We show, theoretically and experimentally, that chirped photonic crystals (where the longitudinal modulation period varies along the propagation direction) can provide a substantial spatial (angular) filtering of light beams. The chirped photonic crystals, in gapless configuration, were recorded in a bulk of glass, where the refraction index has been periodically modulated using tightly focused femtosecond laser pulses. The spatial filtering performance has been studied in detail, and the filtering efficiencies up to approximately 50$\%$ have been experimentally demonstrated.

Figure 1

Illustration of spatial filtering in a 2D PhC, in spatial Fourier domain ($k_x$, $k_y$) in configuration with (a), (b) and without (c), (d) the angular band gaps. Filtering occurs when the waves in the dark triangle zones get into resonant scattering condition with modulation with wave vectors $\vec{q}=(q_x,q_z)$ (blue arrows). Thick red arrows show the direction of filtered out angular components. The spatial spectrum (far field) of the initial beam, consisting of the central (regular) part, and of the wings (the part to be removed), is shown by bright and dark triangles.

Figure 2

Angular profiles of filtered radiation depending on the length of the nonchirped PhCs (in terms of number of periods $n$). (a) Numerical and (b) experimental results. Details are provided in the main text.

Figure 3

Fabrication setup and procedure (a). A sample of soda-lime glass is moved with respect to the tightly focused femtosecond pulse laser beam resulting in point-by-point refractive index modification in the bulk of the glass. (b) The optical microscopy image view and (c) the magnified image of the fabricated structure.

Figure 4

Experimental measurement scheme (a): The HeNe laser beam is focused into PhC. Part of the angular components is deflected to the diffraction maxima and the rest passes through.

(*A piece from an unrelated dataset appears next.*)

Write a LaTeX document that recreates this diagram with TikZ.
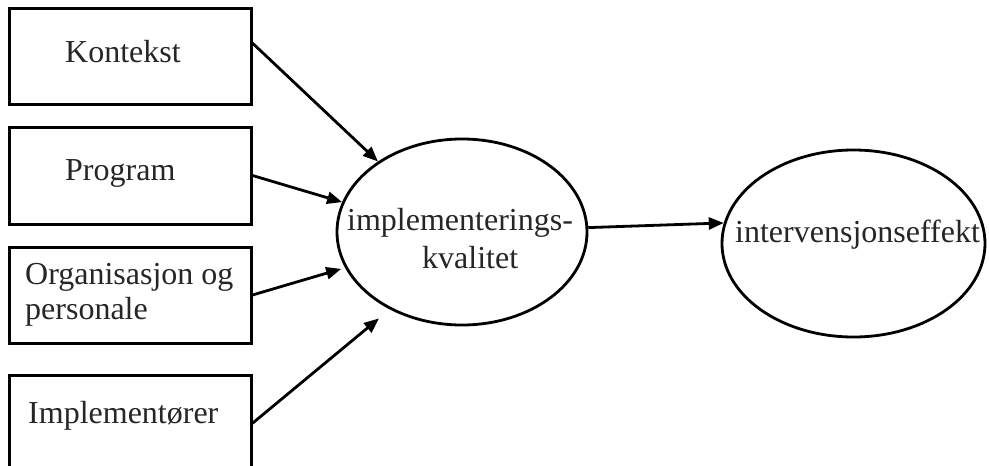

A CCD camera placed on the rotational stage measures the angular intensity profiles. (b) A part of CCD camera image of the beam behind the PhC (far field image).

Figure 5

Angular transmission profiles for varying chirp parameter $C$ for PhC sample with $n$ = 50 periods. (a) Numerical and (b) experimental results. Transverse wave number $k_x$ is normalized to transverse wave number of refractive index modulation $q_x$ in (a).

Figure 6

Numerical study of the filtering performance: (a) dependences of filtering efficiency on chirp parameter for several crystals of different length (green plot for $n$ = 30, red for $n$ = 40, blue for $n$ = 50); (b) Dependences of filtering efficiency on number of periods with different chirp parameters (black plot for $C$ = 0.0$\%$; green for $C$ = 0.1$\%$, red for $C$ = 0.2$\%$, blue for $C$ = 0.3$\%$, violet for $C$ = 0.4$\%$).

Figure 7

Numerically obtained field profiles for spatial filtering in chirped structures with higher number of periods (a) and for higher refraction index contrast (b). The parameters for (a): $n$ = 120, $s$ = 0.05, $C$ = 0.24$\%$, $d_z$ = 7.44 μm; for (b): $s$ = 0.1, $n$ = 50, $C$ = 0.53$\%$, $d_z$ = 7.2 μm. The dashed line indicates angular profile of incident beam.

Figure 8

The filtering efficiency, represented by isolines and by different colors, depending on sets of parameters. (a), (c) show dependencies on $C$ and $s$; (b), (d) show dependencies on $n$ and $s$. Parameters: (a) $n$ = 50, (c) $n$ = 120. (b) $C$ = 0.3$\%$, and (d) $C$ = 1$\%$.